What this task involves: Please retype the data in full and exactly; the pictures are not part of the copy.

Data:

::::::

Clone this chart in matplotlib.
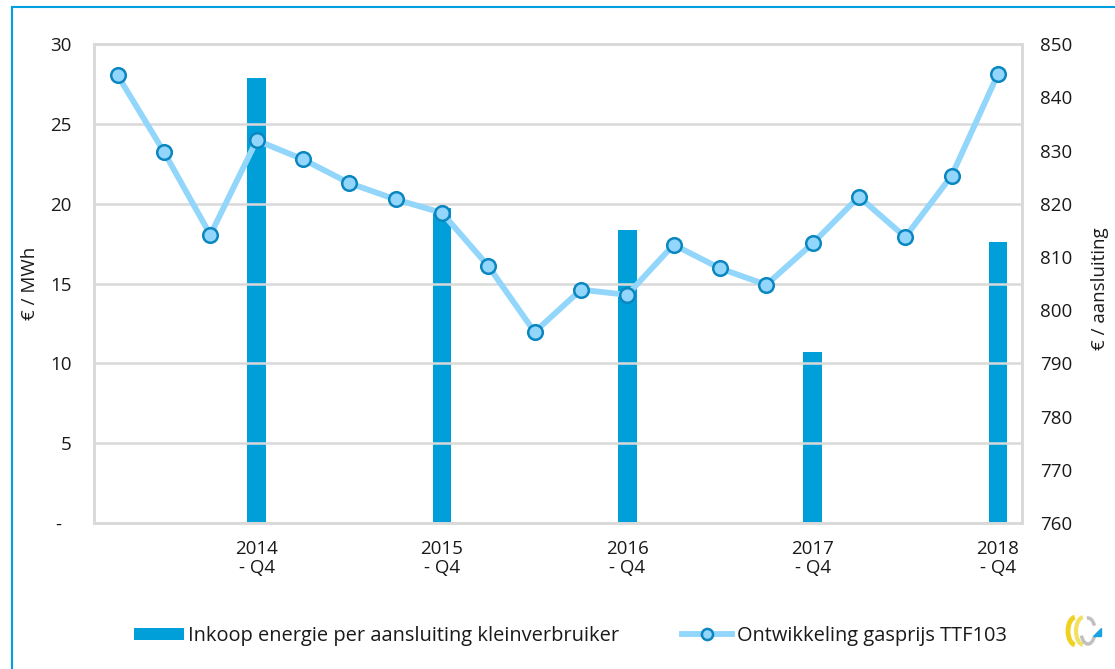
import matplotlib
matplotlib.use("Agg")
import matplotlib.pyplot as plt
import numpy as np
from matplotlib.patches import Arc, Polygon, Patch
from matplotlib.lines import Line2D

# ---------------- data ----------------
years = [2014, 2015, 2016, 2017, 2018]
quarters = [f"{y} - Q{q}" for y in years for q in range(1, 5)]
gas_price = [28.05, 23.25, 18.06, 23.98, 22.79, 21.30, 20.28, 19.44, 16.10, 11.97,
             14.62, 14.30, 17.44, 15.96, 14.93, 17.52, 20.45, 17.92, 21.76, 28.13]
bar_labels = ["2014 - Q4", "2015 - Q4", "2016 - Q4", "2017 - Q4", "2018 - Q4"]
inkoop = [843.7, 819.2, 815.0, 792.1, 812.8]
left_ticks = [0, 5, 10, 15, 20, 25, 30]
right_ticks = [760, 770, 780, 790, 800, 810, 820, 830, 840, 850]

BAR = "#009FDA"
LINE = "#92D6FB"
MEDGE = "#0A86C0"
GRID = "#D9D9D9"
TXT = "#1A1A1A"
TICKFONT = "Open Sans"
LEGFONT = "Open Sans"

W, H = 1115, 669
fig = plt.figure(figsize=(W / 100, H / 100), dpi=100)
fig.patch.set_facecolor("white")

def fx(px):
    return px / W

def fy(py):
    return 1 - py / H

ax_left, ax_right, ax_top, ax_bot = 93.6, 1022, 44.3, 523
axw = ax_right - ax_left
ax = fig.add_axes([fx(ax_left), fy(ax_bot), fx(axw), (ax_bot - ax_top) / H])
ax2 = ax.twinx()

x = np.arange(len(quarters))
bar_x = [quarters.index(l) for l in bar_labels]

# bars on right axis (drawn behind line)
ax2.bar(bar_x, inkoop, width=0.4, color=BAR, zorder=2)
ax2.set_ylim(760, 850)
ax2.set_yticks(right_ticks)

# line on left axis
ax.set_zorder(ax2.get_zorder() + 1)
ax.patch.set_visible(False)
ax.plot(x, gas_price, color=LINE, lw=4.2, marker="o", ms=10.5,
        mfc=LINE, mec=MEDGE, mew=1.8, zorder=5, solid_joinstyle="round")
ax.set_ylim(0, 30)
ax.set_xlim(-0.52, len(quarters) - 0.48)
ax.set_yticks(left_ticks)
ax.set_yticklabels(["-  " if t == 0 else str(t) for t in left_ticks])
ax.yaxis.grid(True, color=GRID, lw=1.8, zorder=0)
ax.set_axisbelow(True)

# only Q4 labels shown
ax.set_xticks(bar_x)
ax.set_xticklabels([l.replace(" - ", "\n- ") for l in bar_labels], linespacing=1.1)

for lab in ax.get_yticklabels() + ax2.get_yticklabels() + ax.get_xticklabels():
    lab.set_fontfamily(TICKFONT)
    lab.set_fontsize(13.5)
    lab.set_color(TXT)

ax.tick_params(axis="y", length=0, pad=16)
ax2.tick_params(axis="y", length=0, pad=13)
ax.tick_params(axis="x", length=0, pad=12)

for a in (ax, ax2):
    for s in a.spines.values():
        s.set_color(GRID)
        s.set_linewidth(1.8)

ax.set_ylabel("€ / MWh", fontfamily=TICKFONT, fontsize=13.5, color=TXT, va="center")
ax.yaxis.set_label_coords((30 - ax_left) / axw, 0.5)
ax2.set_ylabel("€ / aansluiting", fontfamily=TICKFONT, fontsize=13.5, color=TXT,
               va="center", rotation=90)
ax2.yaxis.set_label_coords((1100 - ax_left) / axw, 0.49)

# legend
handles = [Patch(facecolor=BAR, edgecolor="none"),
           Line2D([0], [0], color=LINE, lw=4.2, marker="o", ms=8, mfc=LINE, mec=MEDGE, mew=1.8)]
labels = ["Inkoop energie per aansluiting kleinverbruiker", "Ontwikkeling gasprijs TTF103"]
leg = fig.legend(handles, labels, loc="center", bbox_to_anchor=(fx(570), fy(636)),
                 ncol=2, frameon=False, handlelength=2.5, handleheight=0.6,
                 handletextpad=0.25, columnspacing=3.1,
                 prop=dict(family=LEGFONT, size=14.4))
for t in leg.get_texts():
    t.set_color(TXT)

# outer border (top and left)
fig.add_artist(Line2D([fx(12), 1], [fy(6.5), fy(6.5)], color="#00A0E0", lw=1.5,
                      transform=fig.transFigure))
fig.add_artist(Line2D([fx(12), fx(12)], [fy(6.5), 0], color="#00A0E0", lw=1.5,
                      transform=fig.transFigure))

# small logo
lax = fig.add_axes([fx(1062), fy(648), fx(42), 34 / H])
lax.set_xlim(0, 42)
lax.set_ylim(0, 34)
lax.axis("off")
lax.add_patch(Arc((14, 17), 16, 28, theta1=95, theta2=265, color="#F0D020", lw=3.5))
lax.add_patch(Arc((22, 17), 16, 28, theta1=95, theta2=265, color="#F2E060", lw=3))
lax.add_patch(Arc((26, 17), 14, 26, theta1=215, theta2=320, color="#C0C0C0", lw=2.5))
lax.add_patch(Arc((26, 17), 14, 26, theta1=40, theta2=95, color="#C0C0C0", lw=2.5))
lax.add_patch(Polygon([[31, 12], [39, 12], [39, 20]], closed=True, color="#1AA3E0"))

fig.savefig("out.png", dpi=100, facecolor="white")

::::::

Worked answer:
Clone this chart in matplotlib.
import matplotlib
matplotlib.use("Agg")
import matplotlib.pyplot as plt
import numpy as np
from matplotlib.patches import Arc, Polygon, Patch
from matplotlib.lines import Line2D

# ---------------- data ----------------
years = [2014, 2015, 2016, 2017, 2018]
quarters = [f"{y} - Q{q}" for y in years for q in range(1, 5)]
gas_price = [28.05, 23.25, 18.06, 23.98, 22.79, 21.30, 20.28, 19.44, 16.10, 11.97,
             14.62, 14.30, 17.44, 15.96, 14.93, 17.52, 20.45, 17.92, 21.76, 28.13]
bar_labels = ["2014 - Q4", "2015 - Q4", "2016 - Q4", "2017 - Q4", "2018 - Q4"]
inkoop = [843.7, 819.2, 815.0, 792.1, 812.8]
left_ticks = [0, 5, 10, 15, 20, 25, 30]
right_ticks = [760, 770, 780, 790, 800, 810, 820, 830, 840, 850]

BAR = "#009FDA"
LINE = "#92D6FB"
MEDGE = "#0A86C0"
GRID = "#D9D9D9"
TXT = "#1A1A1A"
TICKFONT = "Open Sans"
LEGFONT = "Open Sans"

W, H = 1115, 669
fig = plt.figure(figsize=(W / 100, H / 100), dpi=100)
fig.patch.set_facecolor("white")

def fx(px):
    return px / W

def fy(py):
    return 1 - py / H

ax_left, ax_right, ax_top, ax_bot = 93.6, 1022, 44.3, 523
axw = ax_right - ax_left
ax = fig.add_axes([fx(ax_left), fy(ax_bot), fx(axw), (ax_bot - ax_top) / H])
ax2 = ax.twinx()

x = np.arange(len(quarters))
bar_x = [quarters.index(l) for l in bar_labels]

# bars on right axis (drawn behind line)
ax2.bar(bar_x, inkoop, width=0.4, color=BAR, zorder=2)
ax2.set_ylim(760, 850)
ax2.set_yticks(right_ticks)

# line on left axis
ax.set_zorder(ax2.get_zorder() + 1)
ax.patch.set_visible(False)
ax.plot(x, gas_price, color=LINE, lw=4.2, marker="o", ms=10.5,
        mfc=LINE, mec=MEDGE, mew=1.8, zorder=5, solid_joinstyle="round")
ax.set_ylim(0, 30)
ax.set_xlim(-0.52, len(quarters) - 0.48)
ax.set_yticks(left_ticks)
ax.set_yticklabels(["-  " if t == 0 else str(t) for t in left_ticks])
ax.yaxis.grid(True, color=GRID, lw=1.8, zorder=0)
ax.set_axisbelow(True)

# only Q4 labels shown
ax.set_xticks(bar_x)
ax.set_xticklabels([l.replace(" - ", "\n- ") for l in bar_labels], linespacing=1.1)

for lab in ax.get_yticklabels() + ax2.get_yticklabels() + ax.get_xticklabels():
    lab.set_fontfamily(TICKFONT)
    lab.set_fontsize(13.5)
    lab.set_color(TXT)

ax.tick_params(axis="y", length=0, pad=16)
ax2.tick_params(axis="y", length=0, pad=13)
ax.tick_params(axis="x", length=0, pad=12)

for a in (ax, ax2):
    for s in a.spines.values():
        s.set_color(GRID)
        s.set_linewidth(1.8)

ax.set_ylabel("€ / MWh", fontfamily=TICKFONT, fontsize=13.5, color=TXT, va="center")
ax.yaxis.set_label_coords((30 - ax_left) / axw, 0.5)
ax2.set_ylabel("€ / aansluiting", fontfamily=TICKFONT, fontsize=13.5, color=TXT,
               va="center", rotation=90)
ax2.yaxis.set_label_coords((1100 - ax_left) / axw, 0.49)

# legend
handles = [Patch(facecolor=BAR, edgecolor="none"),
           Line2D([0], [0], color=LINE, lw=4.2, marker="o", ms=8, mfc=LINE, mec=MEDGE, mew=1.8)]
labels = ["Inkoop energie per aansluiting kleinverbruiker", "Ontwikkeling gasprijs TTF103"]
leg = fig.legend(handles, labels, loc="center", bbox_to_anchor=(fx(570), fy(636)),
                 ncol=2, frameon=False, handlelength=2.5, handleheight=0.6,
                 handletextpad=0.25, columnspacing=3.1,
                 prop=dict(family=LEGFONT, size=14.4))
for t in leg.get_texts():
    t.set_color(TXT)

# outer border (top and left)
fig.add_artist(Line2D([fx(12), 1], [fy(6.5), fy(6.5)], color="#00A0E0", lw=1.5,
                      transform=fig.transFigure))
fig.add_artist(Line2D([fx(12), fx(12)], [fy(6.5), 0], color="#00A0E0", lw=1.5,
                      transform=fig.transFigure))

# small logo
lax = fig.add_axes([fx(1062), fy(648), fx(42), 34 / H])
lax.set_xlim(0, 42)
lax.set_ylim(0, 34)
lax.axis("off")
lax.add_patch(Arc((14, 17), 16, 28, theta1=95, theta2=265, color="#F0D020", lw=3.5))
lax.add_patch(Arc((22, 17), 16, 28, theta1=95, theta2=265, color="#F2E060", lw=3))
lax.add_patch(Arc((26, 17), 14, 26, theta1=215, theta2=320, color="#C0C0C0", lw=2.5))
lax.add_patch(Arc((26, 17), 14, 26, theta1=40, theta2=95, color="#C0C0C0", lw=2.5))
lax.add_patch(Polygon([[31, 12], [39, 12], [39, 20]], closed=True, color="#1AA3E0"))

fig.savefig("out.png", dpi=100, facecolor="white")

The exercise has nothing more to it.